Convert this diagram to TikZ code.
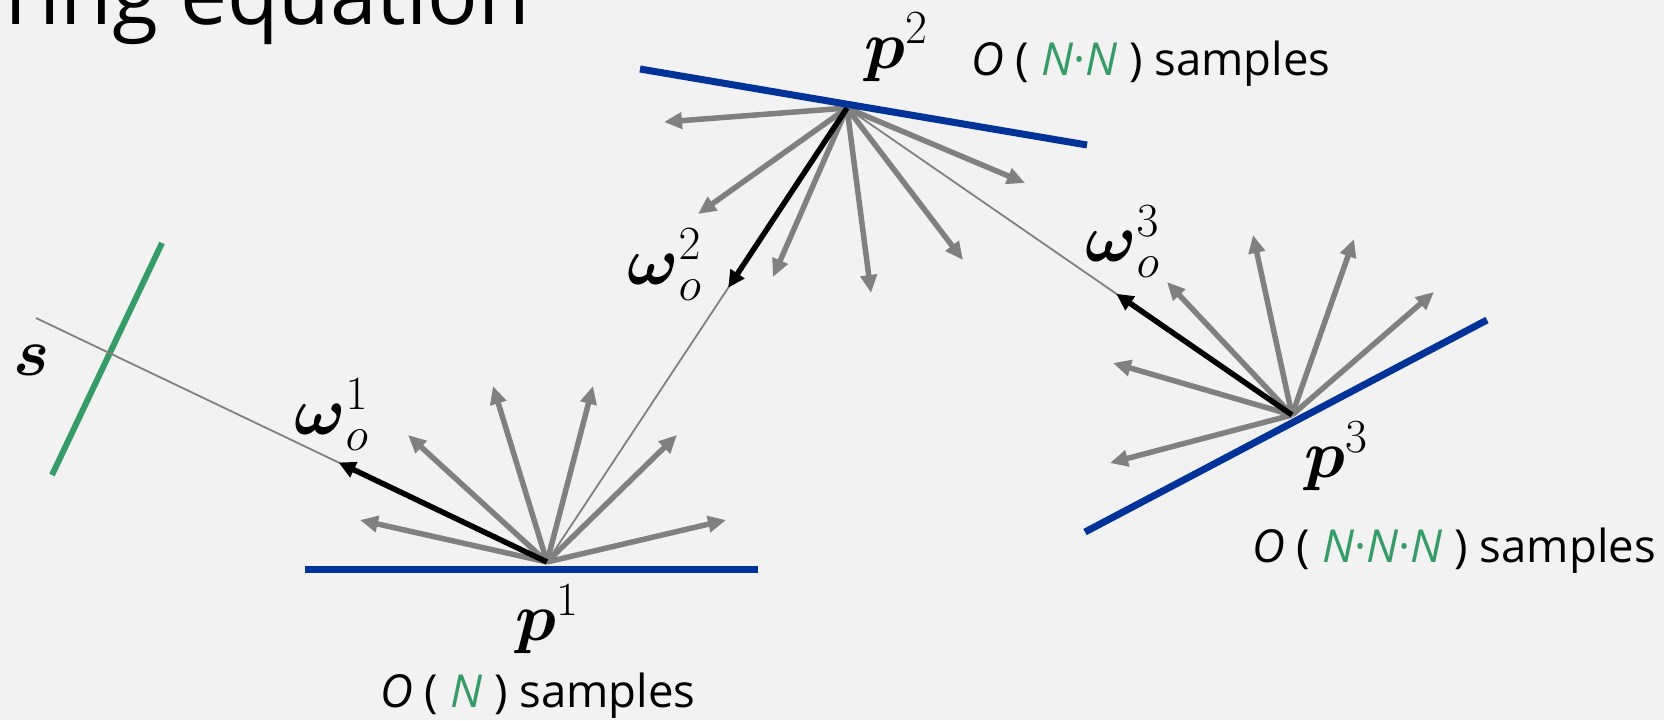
\documentclass[tikz,border=0pt]{standalone}
\usepackage{fix-cm}
\usepackage{amsmath}
\usepackage{fontspec}
\setmainfont{Open Sans}
\usetikzlibrary{arrows.meta,calc}
\definecolor{bg}{RGB}{242,242,242}
\definecolor{surf}{RGB}{0,51,153}
\definecolor{lgreen}{RGB}{53,155,103}
\definecolor{raygray}{RGB}{128,128,128}
\tikzset{
  surface/.style={surf, line width=7pt},
  lightsrc/.style={lgreen, line width=6pt},
  sample/.style={raygray, line width=5.5pt, -{Triangle[length=18pt,width=16pt]}},
  chosen/.style={black, line width=5.5pt, -{Triangle[length=17pt,width=16pt]}},
  raypath/.style={raygray, line width=1.8pt},
  mathlbl/.style={anchor=base west, inner sep=0pt, font=\fontsize{68}{76}\selectfont},
  txtlbl/.style={anchor=base west, inner sep=0pt, font=\fontsize{45.5}{52}\selectfont},
}
\begin{document}
\begin{tikzpicture}[x=1pt,y=-1pt]
\fill[bg] (0,0) rectangle (1664,720);
\useasboundingbox (0,0) rectangle (1664,720);

% title (cropped at top)
\node[anchor=base west, inner sep=0pt, font=\fontsize{84}{94}\selectfont] (title) at (5,24) {ring equation};

% key points
\coordinate (p1) at (547,562);
\coordinate (p2) at (847,108);
\coordinate (p3) at (1292,415);
\coordinate (s0) at (36,318);

% surfaces and light
\coordinate (a1) at (305,569);  \coordinate (b1) at (758,569);
\coordinate (a2) at (640,69);   \coordinate (b2) at (1087,145);
\coordinate (a3) at (1085,532); \coordinate (b3) at (1487,320);
\coordinate (ga) at (162,243);  \coordinate (gb) at (52,475);

% chosen directions
\coordinate (w1) at ($(p1)!0.408!(s0)$);
\coordinate (w2) at ($(p2)!0.396!(p1)$);
\coordinate (w3) at ($(p3)!0.395!(p2)$);

% fan tips p1
\coordinate (t11) at (360,520);
\coordinate (t12) at (408,435);
\coordinate (t13) at (493,386);
\coordinate (t14) at (593,386);
\coordinate (t15) at (677,435);
\coordinate (t16) at (726,520);
% fan tips p2
\coordinate (t21) at (664,122);
\coordinate (t22) at (698,214);
\coordinate (t23) at (773,277);
\coordinate (t24) at (871,293);
\coordinate (t25) at (963,260);
\coordinate (t26) at (1025,183);
% fan tips p3
\coordinate (t31) at (1110,463);
\coordinate (t32) at (1113,363);
\coordinate (t33) at (1167,282);
\coordinate (t34) at (1253,235);
\coordinate (t35) at (1354,239);
\coordinate (t36) at (1434,292);

% light source
\draw[lightsrc] (ga) -- (gb);

% thin path
\draw[raypath] (s0) -- (p1);
\draw[raypath] (p1) -- (p2);
\draw[raypath] (p2) -- (p3);

% sample fans
\foreach \i in {1,...,6} {
  \draw[sample] (p1) -- (t1\i);
  \draw[sample] (p2) -- (t2\i);
  \draw[sample] (p3) -- (t3\i);
}

% chosen directions
\draw[chosen] (p1) -- (w1);
\draw[chosen] (p2) -- (w2);
\draw[chosen] (p3) -- (w3);

% surfaces
\draw[surface] (a1) -- (b1);
\draw[surface] (a2) -- (b2);
\draw[surface] (a3) -- (b3);

% labels
\node[mathlbl] (ls) at (13,375) {$\boldsymbol{s}$};
\node[mathlbl] (lw1) at (294,434) {$\boldsymbol{\omega}_o^1$};
\node[mathlbl] (lw2) at (627,284) {$\boldsymbol{\omega}_o^2$};
\node[mathlbl] (lw3) at (1085,261) {$\boldsymbol{\omega}_o^3$};
\node[mathlbl] (lp1) at (515,640) {$\boldsymbol{p}^1$};
\node[mathlbl] (lp2) at (864,68) {$\boldsymbol{p}^2$};
\node[mathlbl] (lp3) at (1304,477) {$\boldsymbol{p}^3$};

\node[txtlbl] (c1) at (380,707) {\textit{O} ( \textcolor{lgreen}{\textit{N}} ) samples};
\node[txtlbl] (c2) at (971,75) {\textit{O} ( \textcolor{lgreen}{\textit{N}·\textit{N}} ) samples};
\node[txtlbl] (c3) at (1252,562) {\textit{O} ( \textcolor{lgreen}{\textit{N}·\textit{N}·\textit{N}} ) samples};
\end{tikzpicture}
\end{document}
____________________
__TASK GOAL__
Transcribe exactly, with no pictures, the lines running from the first line of the material through the line holding "(gb) at (52,475);".

__REPLY TO THE EXERCISE__
Convert this diagram to TikZ code.
\documentclass[tikz,border=0pt]{standalone}
\usepackage{fix-cm}
\usepackage{amsmath}
\usepackage{fontspec}
\setmainfont{Open Sans}
\usetikzlibrary{arrows.meta,calc}
\definecolor{bg}{RGB}{242,242,242}
\definecolor{surf}{RGB}{0,51,153}
\definecolor{lgreen}{RGB}{53,155,103}
\definecolor{raygray}{RGB}{128,128,128}
\tikzset{
  surface/.style={surf, line width=7pt},
  lightsrc/.style={lgreen, line width=6pt},
  sample/.style={raygray, line width=5.5pt, -{Triangle[length=18pt,width=16pt]}},
  chosen/.style={black, line width=5.5pt, -{Triangle[length=17pt,width=16pt]}},
  raypath/.style={raygray, line width=1.8pt},
  mathlbl/.style={anchor=base west, inner sep=0pt, font=\fontsize{68}{76}\selectfont},
  txtlbl/.style={anchor=base west, inner sep=0pt, font=\fontsize{45.5}{52}\selectfont},
}
\begin{document}
\begin{tikzpicture}[x=1pt,y=-1pt]
\fill[bg] (0,0) rectangle (1664,720);
\useasboundingbox (0,0) rectangle (1664,720);

% title (cropped at top)
\node[anchor=base west, inner sep=0pt, font=\fontsize{84}{94}\selectfont] (title) at (5,24) {ring equation};

% key points
\coordinate (p1) at (547,562);
\coordinate (p2) at (847,108);
\coordinate (p3) at (1292,415);
\coordinate (s0) at (36,318);

% surfaces and light
\coordinate (a1) at (305,569);  \coordinate (b1) at (758,569);
\coordinate (a2) at (640,69);   \coordinate (b2) at (1087,145);
\coordinate (a3) at (1085,532); \coordinate (b3) at (1487,320);
\coordinate (ga) at (162,243);  \coordinate (gb) at (52,475);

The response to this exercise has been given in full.